>> start Data

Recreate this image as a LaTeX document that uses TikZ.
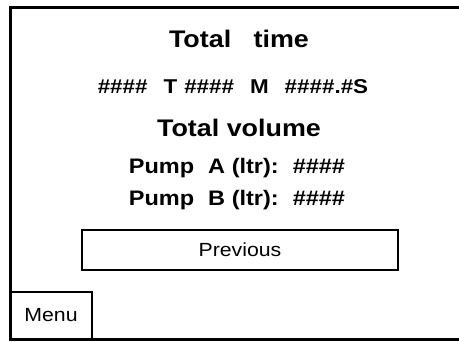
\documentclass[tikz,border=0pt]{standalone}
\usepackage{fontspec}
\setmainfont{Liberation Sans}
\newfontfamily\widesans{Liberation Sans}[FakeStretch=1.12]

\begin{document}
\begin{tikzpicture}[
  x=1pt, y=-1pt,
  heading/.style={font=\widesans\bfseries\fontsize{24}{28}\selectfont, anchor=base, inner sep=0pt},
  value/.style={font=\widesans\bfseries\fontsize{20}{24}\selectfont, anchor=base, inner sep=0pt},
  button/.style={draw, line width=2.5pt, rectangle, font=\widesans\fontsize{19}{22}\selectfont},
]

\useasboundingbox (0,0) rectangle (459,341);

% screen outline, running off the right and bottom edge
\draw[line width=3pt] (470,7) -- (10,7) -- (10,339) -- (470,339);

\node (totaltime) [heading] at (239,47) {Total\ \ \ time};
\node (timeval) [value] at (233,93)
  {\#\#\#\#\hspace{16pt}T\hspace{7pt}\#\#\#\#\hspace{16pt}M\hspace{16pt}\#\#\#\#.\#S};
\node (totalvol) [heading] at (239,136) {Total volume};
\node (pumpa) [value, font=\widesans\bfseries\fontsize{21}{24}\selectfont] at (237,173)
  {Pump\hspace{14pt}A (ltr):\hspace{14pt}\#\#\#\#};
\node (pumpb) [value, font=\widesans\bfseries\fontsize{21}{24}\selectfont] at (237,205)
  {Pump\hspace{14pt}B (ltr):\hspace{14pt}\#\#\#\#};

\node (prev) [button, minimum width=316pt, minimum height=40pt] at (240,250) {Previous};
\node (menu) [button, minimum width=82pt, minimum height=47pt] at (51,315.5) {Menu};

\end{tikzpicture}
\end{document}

>> end Data

Written exercise ▸
Give back the whole listing as it stands, minus its pictures.

Written solution ▸
Recreate this image as a LaTeX document that uses TikZ.
\documentclass[tikz,border=0pt]{standalone}
\usepackage{fontspec}
\setmainfont{Liberation Sans}
\newfontfamily\widesans{Liberation Sans}[FakeStretch=1.12]

\begin{document}
\begin{tikzpicture}[
  x=1pt, y=-1pt,
  heading/.style={font=\widesans\bfseries\fontsize{24}{28}\selectfont, anchor=base, inner sep=0pt},
  value/.style={font=\widesans\bfseries\fontsize{20}{24}\selectfont, anchor=base, inner sep=0pt},
  button/.style={draw, line width=2.5pt, rectangle, font=\widesans\fontsize{19}{22}\selectfont},
]

\useasboundingbox (0,0) rectangle (459,341);

% screen outline, running off the right and bottom edge
\draw[line width=3pt] (470,7) -- (10,7) -- (10,339) -- (470,339);

\node (totaltime) [heading] at (239,47) {Total\ \ \ time};
\node (timeval) [value] at (233,93)
  {\#\#\#\#\hspace{16pt}T\hspace{7pt}\#\#\#\#\hspace{16pt}M\hspace{16pt}\#\#\#\#.\#S};
\node (totalvol) [heading] at (239,136) {Total volume};
\node (pumpa) [value, font=\widesans\bfseries\fontsize{21}{24}\selectfont] at (237,173)
  {Pump\hspace{14pt}A (ltr):\hspace{14pt}\#\#\#\#};
\node (pumpb) [value, font=\widesans\bfseries\fontsize{21}{24}\selectfont] at (237,205)
  {Pump\hspace{14pt}B (ltr):\hspace{14pt}\#\#\#\#};

\node (prev) [button, minimum width=316pt, minimum height=40pt] at (240,250) {Previous};
\node (menu) [button, minimum width=82pt, minimum height=47pt] at (51,315.5) {Menu};

\end{tikzpicture}
\end{document}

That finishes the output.